While the UK press has widely reported on ‘fat cat’ salaries and exorbitant bonuses of some of the most senior employees of public companies in the UK, in Israel new legislation has been introduced to curb such excesses and limit and control the monies that have been pouring into the pockets of senior executives.
Following on from the wide-ranging social protests in Israel of 2011 (triggered initially by an increase in the price of cottage cheese), two amendments were adopted to the Israeli Companies Law (1999) which together form a ‘revolution’ in the regulation of compensation packages available to office holders of public companies.
Under Amendment 20, a public company is now required to establish an independent remuneration committee, formulate a compensation policy and have such policy adopted by both its board of directors and a special majority of its shareholders.
It is the task of the remuneration committee to draw up the compensation policy. To ensure due thought is given and to prevent a simple repackaging of the status quo, the new law sets forth a list of factors to be considered when crafting such policy; for example, the officer’s education, experience, accomplishments, position, responsibility and past terms of engagement. Notably, the committee is required to consider the ratio between an officer’s employment conditions and those of the rest of the company’s employees, particularly the average salary, and the effect such differences may have on the company’s labour relations. Retirement grants should bear relation to each officer’s contribution to the achievement of the company’s goals and profitability and the circumstances of their retirement, and such amounts should be capped.
The remuneration committee is to be comprised of members of the company’s board of directors. However, in the interest of preserving independence and objectivity, the new committee must include all the external directors of the company, who must constitute a majority of its members. Moreover, all members of the committee are to be paid on the same terms as external directors.
The new legislation is built on the ‘say on pay’ mechanism adopted in other countries around the world. The general rule under the new law is that where the officers’ terms of engagement comply with the compensation policy, no further shareholder approval is required – after all they previously had their say. However, as with every rule there are exceptions, and the terms of engagement of a CEO, directors and controlling shareholders require additional shareholder approval and in certain cases special majority approval. Furthermore, the terms of engagement of any controlling shareholder must be re-approved by the shareholders every three years. Interestingly the law provides a set of rules that apply when circumventing the limits of the compensation policy. It dictates that where the terms of an officer’s engagement derogate from the adopted policy, the approval of a special majority of shareholders is required. Moreover, with respect to the engagement terms of controlling shareholders, the board is required to first weigh the matters listed for consideration by the remuneration committee in authoring the compensation policy, before recommending such terms to the shareholders.
Where the shareholders have exercised their ‘say on pay’ and elected not to approve certain terms, the matter will be returned to the remuneration committee and the board. Curiously, at such time the board can simply, by stating its reasons, overrule the decision and will of the shareholders. Additionally, the remuneration committee may exempt the engagement terms of an independent CEO candidate that comply with the compensation policy from requiring shareholder approval, if the committee believes the shareholders will frustrate the transaction. But would a director, with one eye on his fiduciary duty, take such decisions lightly?

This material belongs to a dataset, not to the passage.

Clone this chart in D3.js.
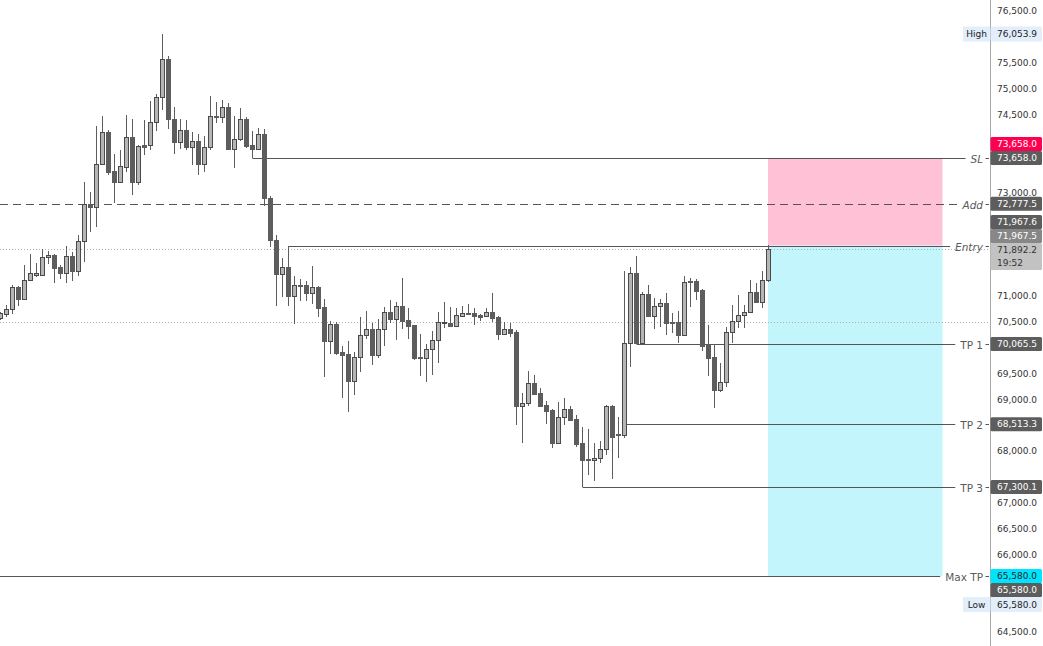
<!DOCTYPE html>
<html><head><meta charset="utf-8">
<script src="https://cdn.jsdelivr.net/npm/d3@7"></script>
<style>html,body{margin:0;padding:0;background:#fff;}svg{display:block;}</style>
</head><body><svg id="c" width="1043" height="646"></svg>
<script>
// ---- data ----
const opens  = [70567,70645,70741,71167,70935,71302,71398,71398,71747,71785,71553,71437,71766,71476,72056,72771,72713,73544,74162,73408,
73196,73486,74065,73196,73911,73911,74355,74838,75573,74413,73969,74200,73872,73988,73544,73872,74471,74452,74645,73833,
74027,74413,73911,73833,74123,72887,72075,71418,71553,70993,71205,71205,71051,71167,70780,70123,70452,69911,69872,69350,
69814,70239,70355,69853,70355,70683,70548,70800,70529,70432,69814,69795,69969,70142,70471,70471,70413,70606,70664,70664,
70625,70606,70683,70587,70258,70355,70297,68867,68925,69311,69118,68887,68790,68152,68655,68810,68616,68152,67843,67824,
67863,68036,68867,68326,68307,70084,71437,70084,71032,70606,70800,70858,70490,70490,70239,71283,71283,71109,70065,69814,
69176,69331,70297,70510,70625,70683,71070,70877,71302];
const highs  = [70680,70819,71205,71180,71592,71805,71630,71901,71862,71800,71592,71959,71843,72172,73196,73003,74278,74471,74200,73737,
73814,74490,74413,73911,74394,74761,74896,76053.9,75630,74645,74413,74394,74162,74123,74084,74857,74740,74780,74722,74471,
74626,74452,74181,74239,74220,72926,72172,71727,71967.6,71379,71321,71283,71572,71180,70935,70510,70490,70026,70123,69911,
70587,70703,70471,70548,70780,70915,70877,71340,70761,70440,70258,70065,70316,70683,70877,70780,70761,70800,70838,70761,
70645,70761,71051,70606,70490,70471,70336,69118,69543,69466,69215,68964,68800,68945,69022,68867,68693,68461,68423,68152,
68191,68887,68887,68655,71476,71553,71766,71070,71205,70954,70940,71051,70664,70703,71379,71340,71330,71120,70432,70065,
69698,70394,70819,71012,70819,71302,71244,71476,71975];
const lows   = [70529,70587,70645,70800,70920,71290,71360,71390,71611,71244,71321,71244,71283,71379,71650,72230,72326,73530,73331,72790,
73176,73389,72945,73138,73717,73814,74181,74587,74220,73737,73833,73814,73524,73331,73389,73814,74336,74336,73814,73466,
73988,73853,73658,73825,72732,71940,70800,70974,70800,70445,70896,70896,70838,70587,69427,69872,69853,69022,68751,69080,
69524,70162,69659,69795,70026,70471,70142,70355,70162,69756,69447,69331,69466,69698,70374,70400,70394,70587,70625,70432,
70510,70587,70490,70142,70250,70200,68500,68152,68867,69090,68860,68520,68056,68140,68500,68590,68075,67300.1,67534,67418,
67766,67920,67457,67863,68249,69621,70065.5,70070,70587,70355,70394,70239,70278,70080,70220,70780,70915,69930,69447,68829,
69138,69234,70084,70374,70374,70670,70858,70761,71263];
const closes = [70664,70741,71167,70935,71302,71437,71437,71747,71785,71534,71437,71766,71476,72056,72771,72713,73544,74162,73389,73196,
73505,74065,73196,73891,73872,74355,74838,75573,74413,73969,74200,73872,73988,73544,73872,74471,74452,74645,73833,74027,
74413,73891,73833,74123,72887,72075,71418,71553,70993,71205,71186,71051,71167,70761,70123,70452,69891,69853,69350,69814,
70239,70355,69853,70355,70683,70548,70800,70510,70413,69795,69795,69969,70142,70490,70490,70413,70625,70664,70645,70606,
70587,70683,70567,70258,70355,70278,68867,68925,69311,69099,68867,68771,68152,68655,68810,68597,68133,67824,67824,67863,
68036,68867,68268,68307,70084,71437,70084,71032,70606,70800,70858,70471,70471,70239,71263,71263,71089,70026,69795,69176,
69331,70297,70510,70625,70683,71070,70877,71302,71892.2];

const levelNames  = ["SL", "Add", "Entry", "TP 1", "TP 2", "TP 3", "Max TP"];
const levelPrices = [73658.0, 72777.5, 71967.5, 70065.5, 68513.3, 67300.1, 65580.0];
const levelStartBar = [42, 0, 48, 106, 104, 97, 0];

const tickValues = d3.range(64500, 76501, 500);
const highPrice = 76053.9, lowPrice = 65580.0;
const lastPrice = 71892.2, countdown = "19:52";
const guidePrice = 70500.0;
const boxStartBar = 128, boxEndBar = 157;

// ---- styles / layout ----
const W = 1043, H = 646, axisX = 990;
const FONT = "DejaVu Sans, Verdana, sans-serif";
const y = d3.scaleLinear().domain([64500, 76500]).range([632, 11]);
const x = d3.scaleLinear().domain([0, 128]).range([0.5, 768.5]);
const fmt = d3.format(",.1f");
const svg = d3.select("#c");
const plot = svg.append("g");

// risk / reward boxes
const entryP = levelPrices[2], slP = levelPrices[0], maxP = levelPrices[6];
plot.append("rect").attr("x", x(boxStartBar) - 0.5).attr("width", x(boxEndBar) - x(boxStartBar) + 0.5)
  .attr("y", y(slP)).attr("height", y(entryP) - y(slP)).attr("fill", "#ffc1d6");
plot.append("rect").attr("x", x(boxStartBar) - 0.5).attr("width", x(boxEndBar) - x(boxStartBar) + 0.5)
  .attr("y", y(entryP)).attr("height", y(maxP) - y(entryP)).attr("fill", "#c2f5fc");

// dotted guide lines
[lastPrice, guidePrice].forEach(p => {
  const yy = Math.round(y(p)) + 0.5;
  plot.append("line").attr("x1", 0).attr("x2", axisX).attr("y1", yy).attr("y2", yy)
    .attr("stroke", "#b0b0b0").attr("stroke-dasharray", "1,2");
});

// level lines + labels
const italic = {"SL": true, "Add": true, "Entry": true};
levelNames.forEach((name, i) => {
  const yy = Math.round(y(levelPrices[i])) + 0.5;
  const t = svg.append("text").attr("x", 983).attr("y", yy).attr("text-anchor", "end")
    .attr("dominant-baseline", "central").attr("font-family", FONT).attr("font-size", 10.5)
    .attr("font-style", italic[name] ? "italic" : "normal").attr("fill", "#5a5a5a").text(name);
  const w = t.node().getComputedTextLength();
  const xs = levelStartBar[i] === 0 ? 0 : x(levelStartBar[i]);
  plot.append("line").attr("x1", xs).attr("x2", 983 - w - 5).attr("y1", yy).attr("y2", yy)
    .attr("stroke", "#555").attr("stroke-width", 1)
    .attr("stroke-dasharray", name === "Add" ? "8,5" : null);
  svg.append("line").attr("x1", 985.5).attr("x2", 989).attr("y1", yy).attr("y2", yy).attr("stroke", "#555");
});

// candles
const n = opens.length;
const cg = plot.append("g");
for (let i = 0; i < n; i++) {
  const o = opens[i], c = closes[i], h = highs[i], l = lows[i];
  const up = c >= o;
  const xc = x(i);
  const col = "#5d5d5d";
  cg.append("line").attr("x1", xc).attr("x2", xc).attr("y1", Math.round(y(h))).attr("y2", Math.round(y(l)))
    .attr("stroke", col).attr("stroke-width", 1);
  const top = Math.round(y(Math.max(o, c))) + 0.5;
  const bot = Math.round(y(Math.min(o, c))) + 0.5;
  cg.append("rect").attr("x", xc - 2).attr("width", 4).attr("y", top).attr("height", Math.max(1, bot - top))
    .attr("fill", up ? "#b5b5b5" : col).attr("stroke", up ? "#4a4a4a" : col).attr("stroke-width", 1);
}

// ---- price tags (positions computed first so hidden axis labels can be skipped) ----
const dark = "#5d5d5d";
const lastTop = y(lastPrice) - 6.5;
const tags = [
  {cy: y(highPrice), text: fmt(highPrice), bg: "#e3eefb", fg: "#222", h: 15, side: "High"},
  {cy: y(slP) - 14, text: fmt(slP), bg: "#ff0050", fg: "#fff"},
  {cy: y(slP), text: fmt(slP), bg: dark, fg: "#fff"},
  {cy: y(levelPrices[1]), text: fmt(levelPrices[1]), bg: dark, fg: "#fff"},
  {cy: lastTop - 21, text: fmt(highs[48]), bg: dark, fg: "#fff"},
  {cy: lastTop - 7, text: fmt(levelPrices[2]), bg: "#878787", fg: "#fff"},
  {cy: lastTop + 13.5, text: fmt(lastPrice), bg: "#c2c2c2", fg: "#333", h: 27, sub: countdown},
  {cy: y(levelPrices[3]), text: fmt(levelPrices[3]), bg: dark, fg: "#fff"},
  {cy: y(levelPrices[4]), text: fmt(levelPrices[4]), bg: dark, fg: "#fff"},
  {cy: y(levelPrices[5]), text: fmt(levelPrices[5]), bg: dark, fg: "#fff"},
  {cy: y(maxP), text: fmt(maxP), bg: "#00e5ff", fg: "#222"},
  {cy: y(maxP) + 14, text: fmt(maxP), bg: dark, fg: "#fff"},
  {cy: y(lowPrice) + 28.5, text: fmt(lowPrice), bg: "#e3eefb", fg: "#222", h: 15, side: "Low"}
];
tags.forEach(t => { t.h = t.h || 14; t.top = t.cy - t.h / 2; t.bot = t.cy + t.h / 2; });

// right price axis
svg.append("rect").attr("x", axisX).attr("y", 0).attr("width", W - axisX).attr("height", H).attr("fill", "#fff");
svg.append("line").attr("x1", axisX + 0.5).attr("x2", axisX + 0.5).attr("y1", 0).attr("y2", H)
  .attr("stroke", "#a8a8a8");
// axis labels that sit mostly under a tag are covered (as in the reference), so skip them
const visibleTicks = tickValues.filter(v => {
  const a = y(v) - 4.5, b = y(v) + 4.5;
  return !tags.some(t => Math.min(b, t.bot) - Math.max(a, t.top) > 0.5);
});
const axis = d3.axisRight(y).tickValues(visibleTicks).tickFormat(fmt).tickSize(0).tickPadding(7);
const ag = svg.append("g").attr("transform", `translate(${axisX},0)`).call(axis);
ag.select(".domain").remove();
ag.selectAll("text").attr("font-family", FONT).attr("font-size", 9).attr("fill", "#333");

// draw tags
tags.forEach(t => {
  if (t.side) {
    svg.append("rect").attr("x", axisX - 27).attr("y", t.top).attr("width", 27).attr("height", t.h)
      .attr("fill", "#e3eefb");
    svg.append("text").attr("x", axisX - 13.5).attr("y", t.cy).attr("text-anchor", "middle")
      .attr("dominant-baseline", "central").attr("font-family", FONT).attr("font-size", 9)
      .attr("fill", "#222").text(t.side);
  }
  svg.append("rect").attr("x", axisX + 0.5).attr("y", t.top).attr("width", 51.5).attr("height", t.h)
    .attr("rx", 1.5).attr("fill", t.bg);
  if (t.sub) {
    svg.append("text").attr("x", 997).attr("y", t.top + 7).attr("dominant-baseline", "central")
      .attr("font-family", FONT).attr("font-size", 9).attr("fill", t.fg).text(t.text);
    svg.append("text").attr("x", 997).attr("y", t.top + 20).attr("dominant-baseline", "central")
      .attr("font-family", FONT).attr("font-size", 9).attr("fill", t.fg).text(t.sub);
  } else {
    svg.append("text").attr("x", 997).attr("y", t.cy).attr("dominant-baseline", "central")
      .attr("font-family", FONT).attr("font-size", 9).attr("fill", t.fg).text(t.text);
  }
});
</script></body></html>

Amendment 20 was published in November 2012 and swiftly came into force in December 2012, causing some uncertainty. Public companies have until August 2013 to adopt a compensation policy; in the meantime all engagements of senior officers require shareholder approval.
Given the fierce competition to recruit and retain top management only time will tell if public companies can devise creative ways to bypass these restrictions and what level of activism the securities authorities will take in enforcing the new requirements.
Is the new law simply election politics, perfectly timed to be published and enter into force just before the national polls in January, or does it reflect a real revolution in corporate governance?
It has been reported that in the month between publication of the amendment and it coming into force, the Israeli Securities Authority was already adopting an aggressive approach, armed with a barrage of questions on how the boards of public companies had exercised their discretion in offering compensation packages to their senior officers.
Indeed, on the eve of the amendment’s implementation, the terms of some of the higher paid officers in Israeli public companies were rushed through the then applicable approval processes. Some people at least would appear to be concerned by the new law.